I don’t really think about passive and active voices. Or at least not until I got this question. Now I will. I think I use an active voice. In my writing, I want to make the main character the focus of my sentences so I try to place them in the position of honor – as the subject of the sentence. For writers who have this difficulty I would tell them what I tell myself. As your story has a main character, so, too, do your sentences so keep your focus on keeping them the subject.
I don’t think I have a tendency to use it in situations where it should be avoided.
When writing, using the passive voice is not a problem for me…
Writing in the passive voice is less a problem than identifying later that you’ve written in the passive voice. Sometimes, passive fits the need of the sentence. Knowing when it doesn’t and editing it the heck out of there is the real trick. Rules should never hinder writing. Rules should polish it.
I do find it difficult not to use passive voice, and am often accused of “telling” instead of “showing”. The best advice I can give for writers with this problem is simply to have good beta-readers. A good beta-reader will notice such things and be able to point them out so that you can correct them and (hopefully) be more likely to notice them in the future.
I use passive voice but I don’t overuse it. I don’t believe it should be avoided, if it is what’s required at the time. Passive voice has its place in many instances and to create certain effects. Of course, it’s always worth questioning where you have used it so you can double check it makes more sense in passive rather than turning it into a more active sentence Coincidentally, I am currently composing a whole article on the subject of when it’s better to use passive voice for my own blog (www.thestorysmith.com), which I plan to post Sunday 19th May.
Sometimes! I used to struggle with this a lot more, and then someone on Critique Circle pointed it to me, and I suddenly understood what I was doing wrong! Advice to writers who need to work on this: do some research, get your work critiqued, and learn from there.
In the beginning, I found it difficult to avoid the passive. After teaching English for 11 years, I’ve become extremely conscious of the grammar I use while writing. I don’t have much of a problem with it anymore. But that doesn’t mean using the passive is bad. There are cases when it may be the only type of sentence that makes sense.

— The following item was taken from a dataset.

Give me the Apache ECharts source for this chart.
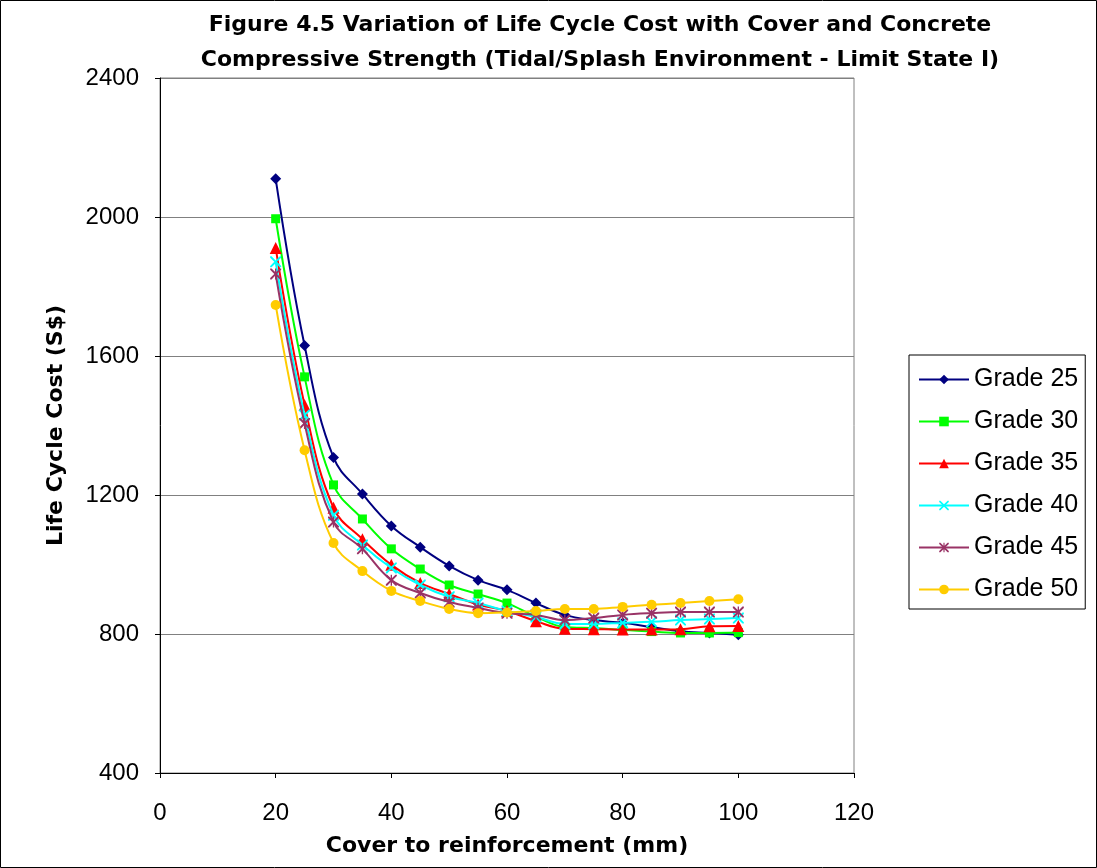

But to avoid the passive, you first need to recognise the passive for what it is. Once you do, you’ll notice it a lot more in your writing. While you’re writing, try to think about what the character is doing. If you write through the eyes of the character, even if it is third person, you’ll write in a more active way. Focus on the character’s movements, thoughts, and their senses. This should help a lot.
How about you?
Do you have problems using the passive voice when you should be using the active? What advice would you give? Let us know in the comments section below.
9 thoughts on “Authors Answer 133 – The Passive Voice”
Reblogged this on No Page Left Blank and commented:
There are many rules that can be difficult to follow when writing, and one of the most commonly complained about is passive voice. The Authors and I discuss whether we personally struggle with this problem and what we do to avoid it today. ^_~
Reblogged this on Paul B. Spence and commented:
I realized I say very little when I feel very strongly. Sigh. Avoiding passive voice isn’t difficult. Cutting it out is impossible. Active sentences are not always right!
Reblogged this on North of Andover.
Reblogged this on On the Edge of Enlightenment and commented:
Active voice isn’t better than passive in all situations.
I don’t have a problem with passive voice.
Until recently, I used to edit quite a bit of academic writing (mostly anthropology/archaeology papers — go figure), in which passive voice is PREFERRED (by academics, not zombies 🙂 ), because it’s about the science, not the scientist. (Well, there was that one psycho instructor who honestly believed that a sentence such as “It is raining” is passive voice, and demanded that her students NEVER use any “to be” verbs, but she was an idjit. And also not even a good anthropologist.) I also know what passive voice IS, so I don’t have a conniption when I see a linking verb or something.
“When writing, using the passive voice is not a problem for me…”
That’s not passive, Greg. (I’m his editor; I can tell him that. 🙂 ) In the sample sentence, the subject (“using” — it’s a gerund, an -ing verb functioning as a noun) is not receiving the “action” of the verb (“is”). Therefor, it’s not passive voice. Anyone who tells you that all uses of “to be” verbs are passive is WRONG. And probably a parrot in disguise. Really, the only thing you need to identify is if the action is DONE TO the subject instead of the subject DOING the action.
‘Nother fun fact: passive voice has nothing to do with “telling” versus “showing.” A sentence such as, “He felt great sorrow,” doesn’t even contain the much-maligned “to be” verb, but it’s definitely telling rather than showing. On the other hand, “Her grave was visited every day by her brother, and every day flowers were left there,” IS passive voice… and more showing that telling. (Some people are so fanatical about “showing” that they’ll insist a writer somehow SHOW that the protagonist’s car is blue rather than tell that it’s blue… *rolls eyes*)
I like reading passive voice; so I cannot be deterred by anyone at all from writing passive voice shamelessly and incessantly.
I find too much passive takes me out of the action.
The importance of the passive voice in whatever natural language is inevitable. Assuredly, it is the context which dictates whether the active or the passive is more appealing to be used. Yet, in academic writing, the passive voice provides beauty to the style, and impersonation on the part of the writer.
I’ve had to use a lot of passive writing, but it was for scientific research papers. It definitely has its place. In novels, I just find passive takes me out of the action.